San Miguel de Tucumán, Argentina, 1973

 

            The international impact of Tomás Saraceno's work positions him as one of the most recognized Argentine artists beyond the borders of our country. Italy, Brazil, Colombia, Germany, Denmark, France, Japan, and Korea are some of the venues that have hosted his peculiar inhabitable worlds. Trained as an architect at the University of Buenos Aires but always drawn to the world of engineering and invention, Saraceno challenges the limits of imagination by making possible and real environments that may seem at first glance like products of dreamlike fantasy or the science fiction universe, enormous structures on a human scale designed to harbor life.

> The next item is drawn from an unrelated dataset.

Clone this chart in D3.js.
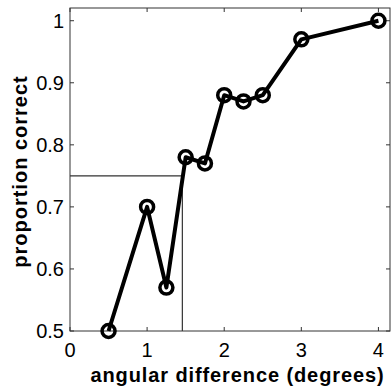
<!DOCTYPE html>
<html>
<head>
<meta charset="utf-8">
<script src="https://cdnjs.cloudflare.com/ajax/libs/d3/7.8.5/d3.min.js"></script>
<style>
  body { margin: 0; background: #fff; }
  svg text { font-family: "Liberation Sans", Arial, sans-serif; }
</style>
</head>
<body>
<div id="chart"></div>
<script>
var angles = [0.5, 1, 1.25, 1.5, 1.75, 2, 2.25, 2.5, 3, 4];
var correct = [0.5, 0.7, 0.57, 0.78, 0.77, 0.88, 0.87, 0.88, 0.97, 1.0];
var xTicks = [0, 1, 2, 3, 4];
var yTicks = [0.5, 0.6, 0.7, 0.8, 0.9, 1];
var threshold = {x: 1.457, y: 0.75};

var width = 391, height = 392;
var margin = {left: 70, top: 8, right: 1, bottom: 61};

var svg = d3.select("#chart")
	.append("svg")
	.attr("width", width)
	.attr("height", height);

var x = d3.scaleLinear()
	.domain([0, 4.15])
	.range([margin.left, width - margin.right]);

var y = d3.scaleLinear()
	.domain([0.5, 1.0205])
	.range([height - margin.bottom, margin.top]);

// box
svg.append("rect")
	.attr("x", x(0))
	.attr("y", y(1.0205))
	.attr("width", x(4.15) - x(0))
	.attr("height", y(0.5) - y(1.0205))
	.attr("fill", "none")
	.attr("stroke", "#333")
	.attr("stroke-width", 1);

// inside ticks, all four sides
var tl = 4;
xTicks.forEach(function(t){
	svg.append("line").attr("x1", x(t)).attr("x2", x(t))
		.attr("y1", y(0.5)).attr("y2", y(0.5) - tl)
		.attr("stroke", "#333");
	svg.append("line").attr("x1", x(t)).attr("x2", x(t))
		.attr("y1", y(1.0205)).attr("y2", y(1.0205) + tl)
		.attr("stroke", "#333");
	svg.append("text")
		.attr("x", x(t))
		.attr("y", y(0.5) + 26)
		.attr("text-anchor", "middle")
		.attr("font-size", 20)
		.attr("fill", "#000")
		.text(t);
});
yTicks.forEach(function(t){
	svg.append("line").attr("x1", x(0)).attr("x2", x(0) + tl)
		.attr("y1", y(t)).attr("y2", y(t))
		.attr("stroke", "#333");
	svg.append("line").attr("x1", x(4.15)).attr("x2", x(4.15) - tl)
		.attr("y1", y(t)).attr("y2", y(t))
		.attr("stroke", "#333");
	svg.append("text")
		.attr("x", x(0) - 6)
		.attr("y", y(t) + 7)
		.attr("text-anchor", "end")
		.attr("font-size", 20)
		.attr("fill", "#000")
		.text(t === 1 ? "1" : d3.format(".1f")(t));
});

// threshold guide lines
svg.append("path")
	.attr("d", d3.line()([
		[x(0), y(threshold.y)],
		[x(threshold.x), y(threshold.y)],
		[x(threshold.x), y(0.5)]
	]))
	.attr("fill", "none")
	.attr("stroke", "#333")
	.attr("stroke-width", 1.2);

var pts = angles.map(function(a, i){ return [a, correct[i]]; });

svg.append("path")
	.datum(pts)
	.attr("d", d3.line().x(function(d){ return x(d[0]); }).y(function(d){ return y(d[1]); }))
	.attr("fill", "none")
	.attr("stroke", "#000")
	.attr("stroke-width", 4)
	.attr("stroke-linejoin", "round");

svg.selectAll(".pt")
	.data(pts).enter()
	.append("circle")
	.attr("class", "pt")
	.attr("cx", function(d){ return x(d[0]); })
	.attr("cy", function(d){ return y(d[1]); })
	.attr("r", 6.5)
	.attr("fill", "none")
	.attr("stroke", "#000")
	.attr("stroke-width", 3.5);

// axis labels
svg.append("text")
	.attr("x", 237.5)
	.attr("y", 382)
	.attr("text-anchor", "middle")
	.attr("font-size", 20)
	.attr("font-weight", "bold")
	.attr("letter-spacing", 0.9)
	.text("angular difference (degrees)");

svg.append("text")
	.attr("transform", "translate(27,171.5) rotate(-90)")
	.attr("text-anchor", "middle")
	.attr("font-size", 20)
	.attr("font-weight", "bold")
	.attr("letter-spacing", 1.0)
	.text("proportion correct");
</script>
</body>
</html>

            After settling permanently in Frankfurt in 2001 to pursue a postgraduate degree in art and architecture at the Staatliche Hochschule für Bildende Künste Städelschule, the possibility of living in the air became a real question for the artist's work. To address it, he formed a multidisciplinary team with which he not only sought to speculate on the potentials and communal problems of an aerial existence but also delved into the convergence between science, technology, and art to contemplate the sustainability of human and non-human forms of existence. Black ropes stretched like spider webs, inflatable and walkable modules resembling celestial staircases, extensive surfaces of recyclable bags intervened by children, giant transparent and haloed spheres—his projects combine attention and mimicry with the natural world while also resorting to industrial materials and procedures that focus on the ecological context.

            Saraceno's work is a reflection on alternative forms of intelligence and organization, radiated by the animal, vegetable, and mineral world around us, increasingly exposed to predation. Simultaneously apocalyptic and utopian, his trajectory leaves behind the real and urgent question of the planet's survival, while providing factual answers by constructing worlds outside of this world: wind-driven aeolian museums, clouds capable of serving as shelters, floating gardens, enormous reticular nests.